Comment by jeswin

Comment by jeswin a day ago

3 replies

I've been using a Sony mirrorless (anything above a5100 will work) for over 6 years now; it needed a "dummy battery", and an HDMI capture card (about $25 for noname brands, or $80+ for Elgato, BlackMagic etc). It auto-focuses, doesn't write to microsd, and works flawlessly.

Even if you aren't buying Elgato, you can use Elgato's compatibility page to know which cameras work well: https://www.elgato.com/us/en/s/cam-link-camera-check

brushfoot a day ago

A word of warning on capture cards: I first bought a no-name off Amazon, thinking to save money. The video quality was abysmal. Artifacts everywhere.

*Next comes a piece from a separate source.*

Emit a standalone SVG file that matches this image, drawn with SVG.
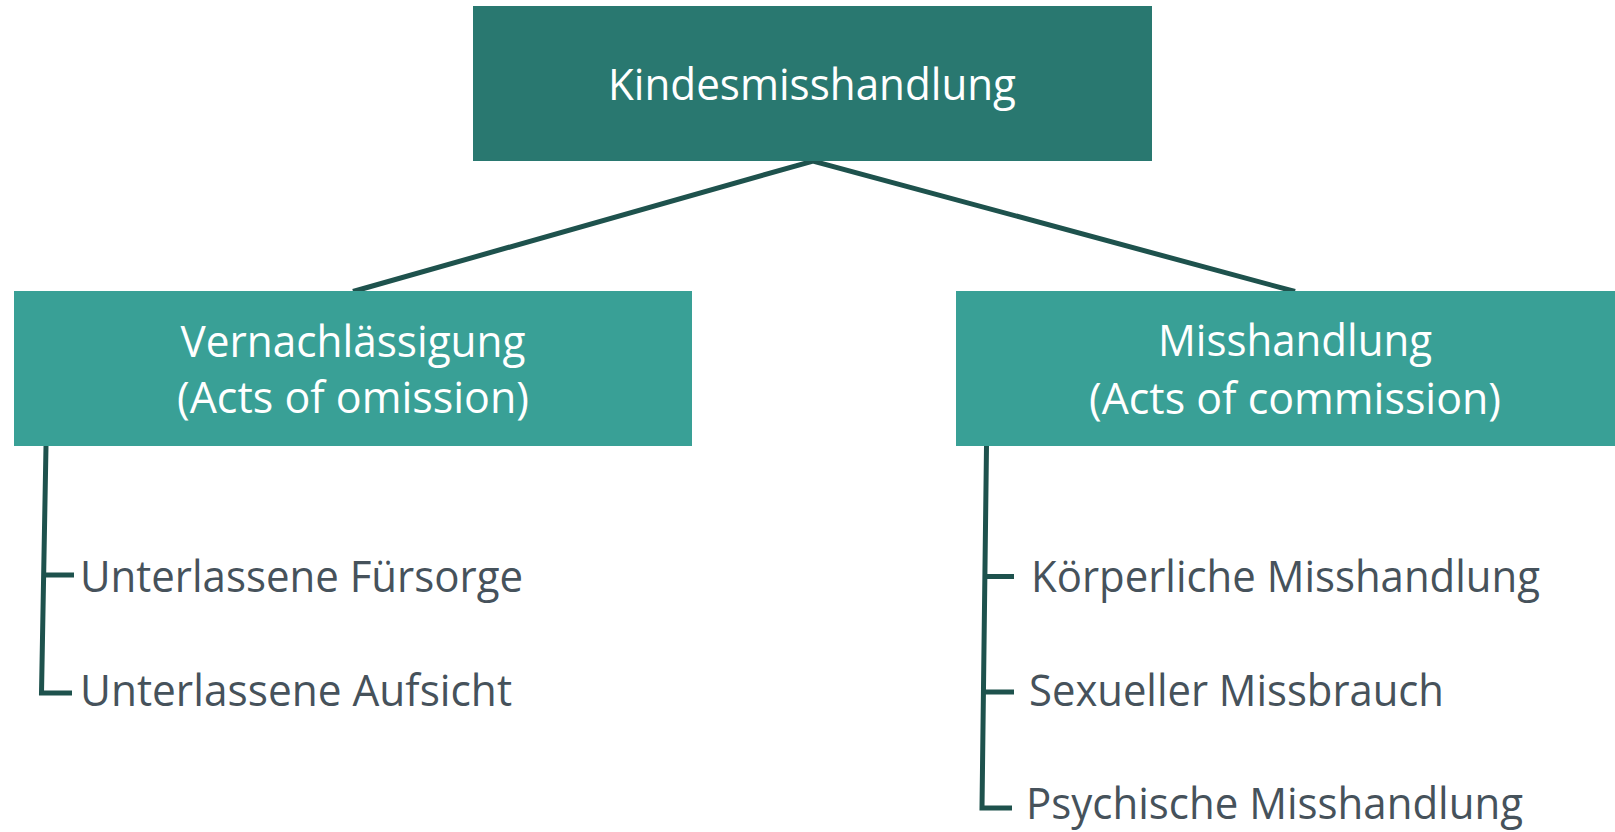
<svg xmlns="http://www.w3.org/2000/svg" width="1615" height="832" viewBox="0 0 1615 832">
<style>
.top{fill:#297870}
.sub{fill:#39a096}
.t{font-family:"Open Sans","Noto Sans",sans-serif;font-size:44px}
.w{fill:#ffffff}
.g{fill:#46525b}
.c{fill:none;stroke:#1e524d;stroke-width:5}
</style>
<rect width="1615" height="832" fill="#ffffff"/>
<g id="connectors">
<path class="c" d="M353 291.5 L813 161 L1295 291.5"/>
<path class="c" d="M46 446 L41.5 693 L72 693 M44.5 575 L74 575"/>
<path class="c" d="M986.5 446 L982 808 L1012 808 M985 576.5 L1014 576.5 M983.5 692 L1014 692"/>
</g>
<g id="root">
<rect class="top" x="473" y="6" width="679" height="155"/>
<text class="t w" x="812" y="100" text-anchor="middle" textLength="408" lengthAdjust="spacingAndGlyphs">Kindesmisshandlung</text>
</g>
<g id="neglect">
<rect class="sub" x="14" y="291" width="678" height="155"/>
<text class="t w" x="353" y="357" text-anchor="middle" textLength="345" lengthAdjust="spacingAndGlyphs">Vernachlässigung</text>
<text class="t w" x="353" y="413" text-anchor="middle" textLength="352" lengthAdjust="spacingAndGlyphs">(Acts of omission)</text>
</g>
<g id="abuse">
<rect class="sub" x="956" y="291" width="678" height="155"/>
<text class="t w" x="1295" y="356" text-anchor="middle" textLength="274" lengthAdjust="spacingAndGlyphs">Misshandlung</text>
<text class="t w" x="1295" y="414" text-anchor="middle" textLength="412" lengthAdjust="spacingAndGlyphs">(Acts of commission)</text>
</g>
<g id="neglect-care">
<text class="t g" x="80" y="592" textLength="443" lengthAdjust="spacingAndGlyphs">Unterlassene Fürsorge</text>
</g>
<g id="neglect-supervision">
<text class="t g" x="80" y="706" textLength="432" lengthAdjust="spacingAndGlyphs">Unterlassene Aufsicht</text>
</g>
<g id="physical">
<text class="t g" x="1031" y="592" textLength="509" lengthAdjust="spacingAndGlyphs">Körperliche Misshandlung</text>
</g>
<g id="sexual">
<text class="t g" x="1029" y="706" textLength="415" lengthAdjust="spacingAndGlyphs">Sexueller Missbrauch</text>
</g>
<g id="psychological">
<text class="t g" x="1026" y="819" textLength="497" lengthAdjust="spacingAndGlyphs">Psychische Misshandlung</text>
</g>
</svg>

I returned it and got an Elgato, which has worked great from day one.

  • gol706 20 hours ago

    Weirdly I had the exact opposite experience. Elgato always felt laggy. I bought a no-name USB Stick format card and it looked great (once I got my camera settings dialed in) but would disconnect when I bumped my desk. I cracked the case open and soldered a USB cable I cut in half to the pads, and 3d printed a new case and it's been rock solid for the last 4 years. Only problem is the once in a blue moon I need to use Teams my video get's horizontally squished and I can't seem to fix it.

brushfoot a day ago

Same setup here, down to the brand.

For those who don't know, the dummy battery is a power cable with a battery-shaped adapter that plugs in where the battery would go to provide continuous power.